SENİN OLAN

Sahiplenmek… Her şeyi… Sanki seninmiş gibi, hiç senden ayrılmayacakmış gibi ya da sen ondan hiç ayrılmayacakmışsın...

Sahiplenmek… Her şeyi… Sanki seninmiş gibi, hiç senden ayrılmayacakmış gibi ya da sen ondan hiç ayrılmayacakmışsın gibi. Ama hayat insana zaman zaman sürprizler hazırlıyor pek de beklemediği bir anda. “Benim” dediğiniz, sahiplendiğiniz bir şey bir anda sizi bırakıp gidebiliyor.

Kök saldığımızı sanıyoruz bulunduğumuz toprağa bir ağaç gibi. Lakin öyle bir şey yaşanıyor ki kökleri söküyor. Yani sağlam zannettiğiniz, sarsılmaz sandığınız, bizim dediğiniz şeyler bir çırpıda terk edebiliyor sizi ve yerinden söküp savurabiliyor insanı.

Mekanları sahipleniyoruz önce, sonra insanları. Onların azizliğine uğradığımızda anlıyoruz ne kadar bağlanıp sahiplendiğimizi. Belki de bu sahiplenme nedeniyle yaşadıklarımızı içimize sindiremiyoruz, hazmedemiyoruz. Kendi davranışınız gibi kendinize de öyle bir muamele beklerken ummadığımız sonuçlarla karşılaşabiliyorsunuz. İçiniz acıyor haliyle ve kırılıyor kalbiniz…

Sonra sağlığı benleniyorsunuz. Kendimizi yani. Hep sağlıklı kalacakmışız gibi. Elimizi, gözümüzü, dişimizi hep bizde kalacakmış gibi görüyor ve biraz hoyratça kullanıyoruz, yeterince değerini bilemiyoruz. Ancak kaybedince anlıyoruz gerçekten kıymetini. Oysaki gerçekten bizimle kalabilmeleri için kaybetmeden değerini bilmek gerekiyor.

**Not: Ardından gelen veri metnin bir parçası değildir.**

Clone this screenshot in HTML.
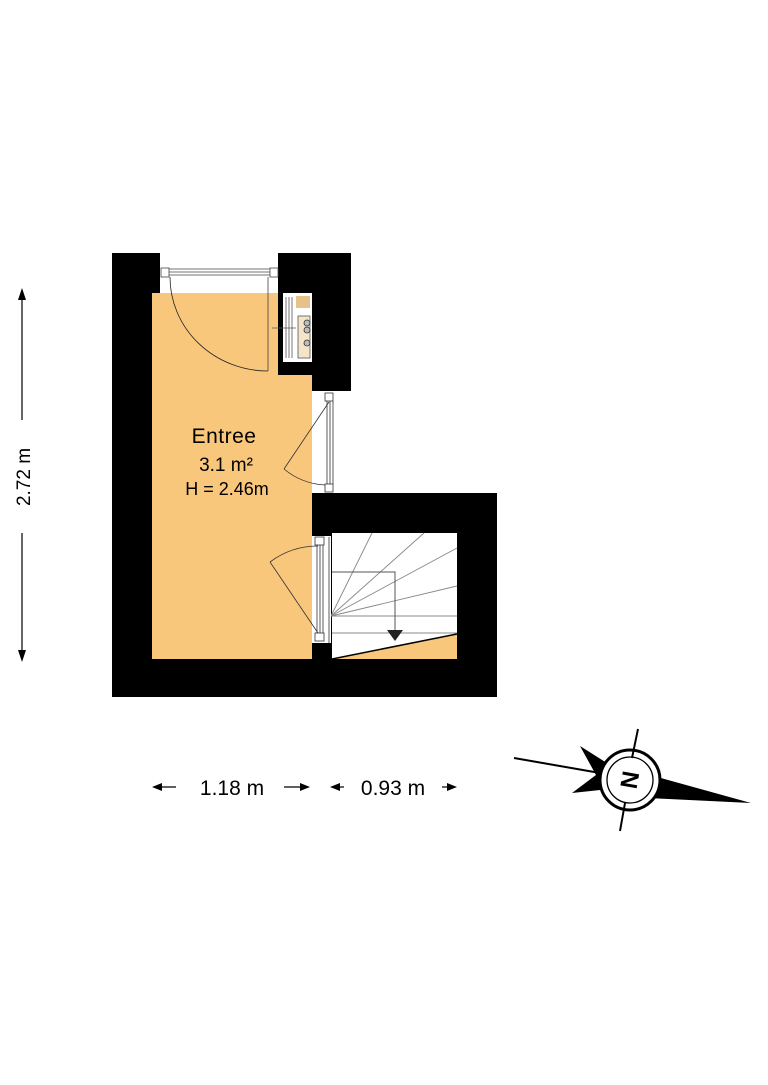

Şimdi bize sorsalar, hangi uzvunuzdan fedakarlık edersiniz, hangisinden vazgeçebilirsiniz diye, herhalde hep bir ağızdan “hiçbirinden” diye bağırırız. Öyleyse hep sanki bize bu soruluyormuş gibi düşünmeli ve bakış açımızı sahip olduklarımıza göre oluşturmalıyız.

Yine hayatımızı bir bütün olarak düşünürsek; yaşadığımız her an da hayatımızın uzuvları. Öyleyse onlar da bizi terk edebilir ve terk ediyorlar. Zaman dediğimiz sermaye her an azalıyor. Ve onu değerlendirip değerlendirmediğimize göre de adı değişiyor.

Hayat

zaman

zaman dediğin

şu an

var olan o

gayrısın

bilinmeze

Nefes nefese eklenirken, kıymetini bilirsen ömür bereketlenir.